From the exploitation of children and workers to forcing labourers to work in dangerous conditions and violating local and international laws, it seems many manufacturers are still reliant on sweatshop models of production. In this exclusive investigation, we access the sweatshops of Bangladesh, where girls like 12 year old Khadija work 60 hour weeks. We film inside the factories and speak to the workers.
In Dhaka, we also meet Hanan, one of the growing number of workers whose lungs have been left in tatters after sandblasting jeans for years. Sandblasting, known to cause silicosis, is now illegal in Europe and Turkey so companies like Lindex have moved their production lines to India. We film these workers in action and then accompany Hann to hospital, where doctors advise him to stop working immediately. But Hann cannot afford to take more than one week off work.
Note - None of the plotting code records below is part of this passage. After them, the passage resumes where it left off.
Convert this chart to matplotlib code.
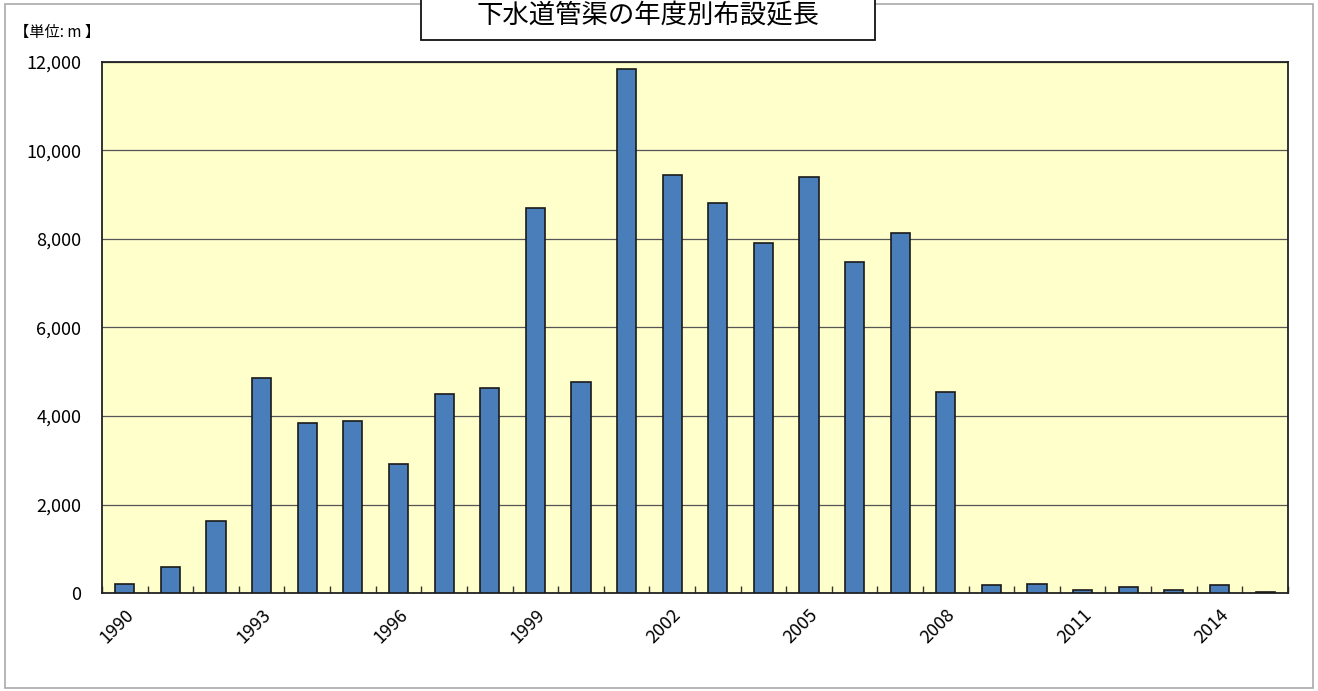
import numpy as np
import matplotlib.pyplot as plt
from matplotlib.patches import Rectangle

plt.rcParams['font.family'] = ['Noto Sans CJK JP', 'DejaVu Sans']

years = list(range(1990, 2016))
lengths = [200, 580, 1620, 4850, 3840, 3880, 2910, 4500, 4630, 8700,
           4770, 11840, 9450, 8810, 7910, 9400, 7480, 8130, 4540, 180,
           210, 60, 130, 60, 180, 30]
yticks = [0, 2000, 4000, 6000, 8000, 10000, 12000]
ytick_labels = ['0', '2,000', '4,000', '6,000', '8,000', '10,000', '12,000']

title = '下水道管渠の年度別布設延長'
unit = '【単位: m 】'

fig = plt.figure(figsize=(13.18, 6.91), dpi=100)
ax = fig.add_axes([0.0774, 0.1418, 0.8998, 0.7685])

x = np.arange(len(years))
ax.set_facecolor('#FFFFCC')
ax.bar(x, lengths, width=0.42, color='#4A7EBB', edgecolor='#1a1a1a', linewidth=1.2, zorder=3)

ax.set_xlim(-0.5, len(years) - 0.5)
ax.set_ylim(0, 12000)
ax.set_yticks(yticks)
ax.set_yticklabels(ytick_labels, fontsize=13)
ax.tick_params(axis='y', length=0, pad=15)
ax.grid(axis='y', color='#555555', linewidth=0.9, zorder=1)

# boundary ticks + labels every 3 years
ax.set_xticks(np.arange(len(years) + 1) - 0.5, minor=True)
ax.tick_params(axis='x', which='minor', direction='in', length=5, width=1, color='#333333')
ax.set_xticks(x[::3])
ax.set_xticklabels([str(y) for y in years[::3]], rotation=45, ha='right',
                   rotation_mode='anchor', fontsize=13)
ax.tick_params(axis='x', which='major', length=0, pad=9)

for s in ax.spines.values():
    s.set_color('#222222')
    s.set_linewidth(1.3)

# outer frame
fig.patches.append(Rectangle((0.004, 0.004), 0.992, 0.99, transform=fig.transFigure,
                             fill=False, edgecolor='#aaaaaa', linewidth=1.2))
# title box (runs off the top edge)
fig.patches.append(Rectangle((0.3194, 0.9421), 0.3445, 0.1, transform=fig.transFigure,
                             facecolor='white', edgecolor='#111111', linewidth=1.3, zorder=5))
fig.text(0.4917, 0.977, title, ha='center', va='center', fontsize=19, zorder=6)
fig.text(0.011, 0.953, unit, ha='left', va='center', fontsize=11)

fig.savefig('out.png', dpi=100)
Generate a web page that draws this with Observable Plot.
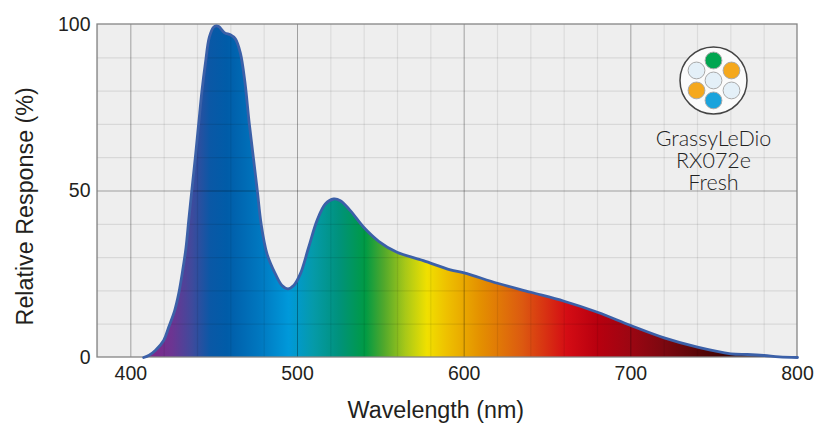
<!DOCTYPE html>
<html><head><meta charset="utf-8">
<script src="https://cdn.jsdelivr.net/npm/d3@7"></script>
<script src="https://cdn.jsdelivr.net/npm/@observablehq/plot@0.6"></script>
<style>html,body{margin:0;padding:0;background:#fff}svg{display:block}</style>
</head><body><div id="chart"></div>
<script>
const wavelengths = [407.7,411,414.7,419.7,422.7,426.3,428.7,431.1,433.1,434.7,436.6,438.7,440.7,442.7,444.7,447.1,449.7,451.2,452.7,456.3,459.7,462.7,465.7,468.5,471,473.5,475.9,478.2,481.7,486.7,490.7,494.3,497.7,501.7,506.7,511.7,516.7,521.7,525.7,531.7,539.7,548.7,559.7,575.5,591.7,600,620,640,660,680,700,720,740,760,770,780,789,800];
const response =    [0,0.7,2.1,5.1,9.1,14.1,19.1,26.1,33,41,50.2,60.1,70.2,80.2,88.2,96.2,99.2,99.6,99.4,97.5,96.9,95.7,91.5,82.5,70.5,60.1,50,40,31.1,25.1,21.6,20.6,21.6,25.1,33.1,41.1,46.1,47.6,47.1,44.1,39.1,34.9,31.6,29.1,26.3,25.4,22.3,19.6,16.9,13.6,9.6,5.9,3.1,1.1,0.9,0.6,0.2,0];
const stopWavelengths = [380,415,425,437,448,458,478,495,510,525,541,552,565,578,590,610,635,662,680,700,720,740,760,800];
const stopColors = ["#7b2a8c","#7b2a8c","#6c3592","#3f4a9c","#0a58a6","#005ca8","#0078c0","#0099da","#059aa8","#00927c","#009a44","#50a82c","#a8c818","#f0e000","#eec000","#e49000","#dc5a10","#d40c14","#b8000f","#9c0612","#7c0810","#5a0608","#3a0404","#200202"];
const gridMinorX = [380,420,440,460,480,520,540,560,580,620,640,660,680,720,740,760,780];
const gridMajorX = [400,500,600,700];
const gridMinorY = [10,20,30,40,60,70,80,90];
const gridMajorY = [50];
const frameX = [380,800];
const frameY = [0,100];
const xTicks = [400,500,600,700,800];
const yTicks = [0,50,100];
const xTitle = "Wavelength (nm)";
const yTitle = "Relative Response (%)";
const legendLines = ["GrassyLeDio","RX072e","Fresh"];
const legendLineY = [65.5,58.9,52.3];
const iconCenter = [[749.6,83.2]];
const ledW = [749.6,749.6,760.4,760.4,749.6,739.4,739.4];
const ledV = [83.2,89.2,86.2,80.2,77.2,80.2,86.2];
const ledFill = ["#e4f0f8","#00a650","#f5a81c","#e4f0f8","#1aa3dc","#f5a81c","#e4f0f8"];
const data = wavelengths.map((w,i)=>({w,v:response[i]}));
const leds = ledW.map((w,i)=>({w,v:ledV[i],c:ledFill[i]}));
const font = "'Liberation Sans',Arial,sans-serif";

const gradient = (index,{x})=>{
  const ns="http://www.w3.org/2000/svg";
  const defs=document.createElementNS(ns,"defs");
  const g=document.createElementNS(ns,"linearGradient");
  g.setAttribute("id","spectrum");
  g.setAttribute("gradientUnits","userSpaceOnUse");
  g.setAttribute("x1",x(380));g.setAttribute("x2",x(800));g.setAttribute("y1",0);g.setAttribute("y2",0);
  stopWavelengths.forEach((w,i)=>{
    const s=document.createElementNS(ns,"stop");
    s.setAttribute("offset",(w-380)/420);
    s.setAttribute("stop-color",stopColors[i]);
    g.appendChild(s);
  });
  defs.appendChild(g);
  return defs;
};

const chart = Plot.plot({
  width:824,height:432,
  marginLeft:97,marginRight:27,marginTop:24,marginBottom:75,
  style:{background:"#fff",fontFamily:font,overflow:"visible"},
  x:{domain:[380,800],range:[97,797],label:null},
  y:{domain:[0,100],range:[357,24],label:null},
  marks:[
    gradient,
    Plot.rect([0],{x1:frameX[0],x2:frameX[1],y1:frameY[0],y2:frameY[1],fill:"#eeeeee"}),
    Plot.areaY(data,{x:"w",y:"v",fill:"url(#spectrum)",curve:"catmull-rom"}),
    Plot.ruleX(gridMinorX,{stroke:"#000",strokeOpacity:0.08,strokeWidth:1.2}),
    Plot.ruleY(gridMinorY,{stroke:"#000",strokeOpacity:0.09,strokeWidth:1.2}),
    Plot.ruleX(gridMajorX,{stroke:"#000",strokeOpacity:0.33,strokeWidth:1}),
    Plot.ruleY(gridMajorY,{stroke:"#000",strokeOpacity:0.33,strokeWidth:1}),
    Plot.rect([0],{x1:frameX[0],x2:frameX[1],y1:frameY[0],y2:frameY[1],fill:"none",stroke:"#858585",strokeWidth:1.3}),
    Plot.line(data,{x:"w",y:"v",stroke:"#3b60a8",strokeWidth:2.8,curve:"catmull-rom"}),
    Plot.dot(iconCenter,{x:d=>d[0],y:d=>d[1],r:33.5,fill:"#fbfbfb",stroke:"#444",strokeWidth:1.5}),
    Plot.dot(leds,{x:"w",y:"v",r:8.4,fill:"c",stroke:"#a9a9a9",strokeWidth:1}),
    Plot.text(legendLines,{x:()=>749.6,y:(d,i)=>legendLineY[i],text:d=>d,fontSize:21.5,fill:"#222",fontFamily:"Lato,sans-serif",fontWeight:300,lineAnchor:"middle"}),
    Plot.axisX(xTicks,{tickSize:0,tickPadding:9,fontSize:19.5,fill:"#231f20",label:null,tickFormat:d=>d}),
    Plot.axisY(yTicks,{tickSize:0,tickPadding:7,fontSize:19.5,fill:"#231f20",label:null,tickFormat:d=>d}),
    Plot.text([xTitle],{x:()=>583,y:()=>-15.8,text:d=>d,fontSize:23.3,fill:"#231f20",lineAnchor:"middle",clip:false}),
    Plot.text([yTitle],{x:()=>336.7,y:()=>45.4,text:d=>d,rotate:-90,fontSize:23.3,fill:"#231f20",lineAnchor:"middle",clip:false})
  ]
});
document.getElementById("chart").appendChild(chart);
</script></body></html>
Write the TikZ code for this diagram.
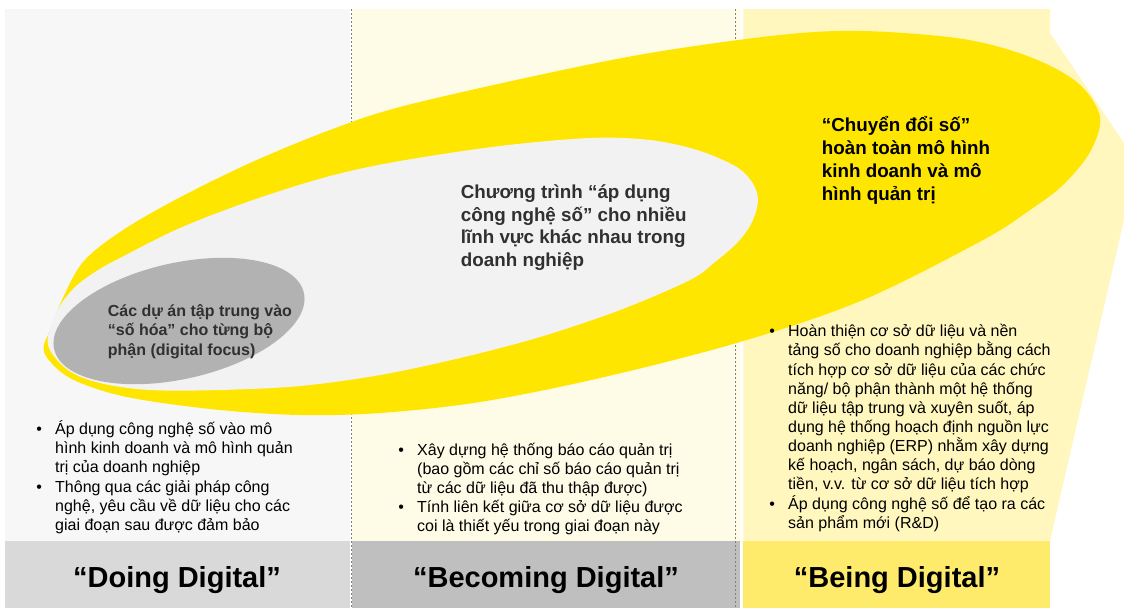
\documentclass[tikz,border=0pt]{standalone}
\usepackage{fontspec}
\setmainfont{Liberation Sans}
\definecolor{colA}{HTML}{F7F7F7}
\definecolor{colB}{HTML}{FEFBE6}
\definecolor{colC}{HTML}{FFF7BD}
\definecolor{bandA}{HTML}{D9D9D9}
\definecolor{bandB}{HTML}{BFBFBF}
\definecolor{bandC}{HTML}{FFEB6B}
\definecolor{ellY}{HTML}{FFE600}
\definecolor{ellL}{HTML}{F2F2F2}
\definecolor{ellD}{HTML}{B2B2B2}
\definecolor{txtD}{HTML}{303030}
\newcommand{\mybullet}{\leavevmode\llap{\makebox[18.8pt][l]{•}}}
\begin{document}
\begin{tikzpicture}[x=1pt,y=-1pt,
  divider/.style={draw=black!50, line width=0.8pt, dash pattern=on 2pt off 2pt},
  title/.style={font=\fontsize{29}{34}\selectfont\bfseries, anchor=base, inner sep=0pt},
  txt/.style={anchor=base west, inner sep=0pt},
]
\useasboundingbox (0,0) rectangle (1124,608);
% column backgrounds
\fill[colA] (5,9) rectangle (349.5,541);
\fill[colB] (352,9) rectangle (740,541);
\fill[colC] (743.3,9) -- (1050,9) -- (1050,33) -- (1124,143) -- (1124,220) -- (1050,541) -- (743.3,541) -- cycle;
% bottom bands
\fill[bandA] (5,541) rectangle (349.5,608);
\fill[bandB] (352,541) rectangle (740,608);
\fill[bandC] (743.3,541) rectangle (1050,608);
% dividers
\coordinate (d1t) at (351,9);
\coordinate (d1b) at (351,608);
\coordinate (d2t) at (735.7,9);
\coordinate (d2b) at (735.7,608);
\draw[divider] (d1t) -- (d1b);
\draw[divider] (d2t) -- (d2b);
% big yellow shape
\fill[ellY] plot[smooth cycle, tension=0.55] coordinates {
 (44,352) (50,330) (62,300) (83,262) (120,232) (175,200) (250,163) (330,130)
 (400,107) (530,77) (650,53) (780,35) (863,31) (963,39) (1030,57) (1078,83)
 (1100,117) (1090,152) (1063,185) (1030,210) (983,240) (863,300) (740,342)
 (600,378) (480,402) (380,413) (300,415) (220,410) (143,400) (100,390) (65,375)};
% light grey shape
\fill[ellL] plot[smooth cycle, tension=0.55] coordinates {
 (48,345) (55,315) (72,290) (95,272) (120,258) (180,228) (253,200) (330,176)
 (400,161) (500,146) (590,138) (650,140) (697,150) (735,166) (752,182) (758,200)
 (752,222) (738,242) (715,262) (690,280) (620,310) (540,337) (460,358) (380,375)
 (300,386) (220,390) (150,390) (100,383) (68,370)};
% dark grey ellipse
\fill[ellD, rotate around={12.7:(179,321)}] (179,321) ellipse [x radius=128pt, y radius=58pt];
% ellipse texts
\node[txt] (yt) at (821.7,131.7) {\parbox[t]{220pt}{\fontsize{18.8}{22.8}\selectfont\bfseries\raggedright
“Chuyển đổi số”\\
hoàn toàn mô hình\\
kinh doanh và mô\\
hình quản trị}};
\node[txt, text=txtD] (mt) at (460.7,198.3) {\parbox[t]{300pt}{\fontsize{18.8}{22.8}\selectfont\bfseries\raggedright
Chương trình “áp dụng\\
công nghệ số” cho nhiều\\
lĩnh vực khác nhau trong\\
doanh nghiệp}};
\node[txt, text=txtD] (st) at (107.7,316.7) {\parbox[t]{220pt}{\fontsize{16}{19.2}\selectfont\bfseries\raggedright
Các dự án tập trung vào\\
“số hóa” cho từng bộ\\
phận (digital focus)}};
% bullet texts
\node[txt] (b1) at (55,434.5) {\parbox[t]{290pt}{\fontsize{16}{19.2}\selectfont\raggedright
\mybullet Áp dụng công nghệ số vào mô\\
hình kinh doanh và mô hình quản\\
trị của doanh nghiệp\\
\mybullet Thông qua các giải pháp công\\
nghệ, yêu cầu về dữ liệu cho các\\
giai đoạn sau được đảm bảo}};
\node[txt] (b2) at (417,455) {\parbox[t]{310pt}{\fontsize{16}{19.2}\selectfont\raggedright
\mybullet Xây dựng hệ thống báo cáo quản trị\\
(bao gồm các chỉ số báo cáo quản trị\\
từ các dữ liệu đã thu thập được)\\
\mybullet Tính liên kết giữa cơ sở dữ liệu được\\
coi là thiết yếu trong giai đoạn này}};
\node[txt] (b3) at (788,336.7) {\parbox[t]{300pt}{\fontsize{16}{19.16}\selectfont\raggedright
\mybullet Hoàn thiện cơ sở dữ liệu và nền\\
tảng số cho doanh nghiệp bằng cách\\
tích hợp cơ sở dữ liệu của các chức\\
năng/ bộ phận thành một hệ thống\\
dữ liệu tập trung và xuyên suốt, áp\\
dụng hệ thống hoạch định nguồn lực\\
doanh nghiệp (ERP) nhằm xây dựng\\
kế hoạch, ngân sách, dự báo dòng\\
tiền, v.v. từ cơ sở dữ liệu tích hợp\\
\mybullet Áp dụng công nghệ số để tạo ra các\\
sản phẩm mới (R\&D)}};
% titles
\node[title] (t1) at (177,587) {“Doing Digital”};
\node[title] (t2) at (546,587) {“Becoming Digital”};
\node[title] (t3) at (897,587) {“Being Digital”};
\end{tikzpicture}
\end{document}
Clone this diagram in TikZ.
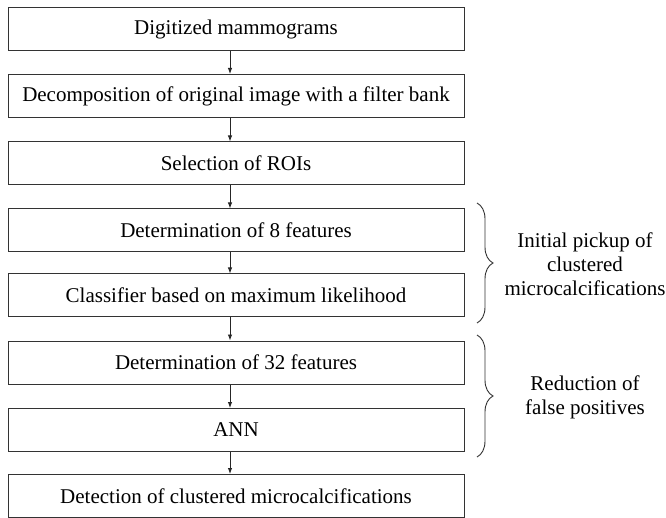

After that, he must return to the job that is slowly killing him.
Returning to Europe, we access a confidential document from Inditex, owners of Zara, which proves that every one of their Indian official suppliers was graded D (the worst possible score) for blatant breeches of their ethical charter, like using child labour. We also discover that in the shadows of the accredited suppliers exists at least 2,000 subcontractors who do not adhere to any kind of charter. We confront Pablo Isla, the current president of Inditex, at the annual presentation of Zara’s financial results. How can he justify practices at the factories producing Zara clothes?
Creating a dress for ten euros in Europe, in less than a fortnight. It’s not only possible, but it’s becoming the norm. Since the fashion industry went down the path of fast-fashion, it’s always both faster and cheaper - no matter the consequences.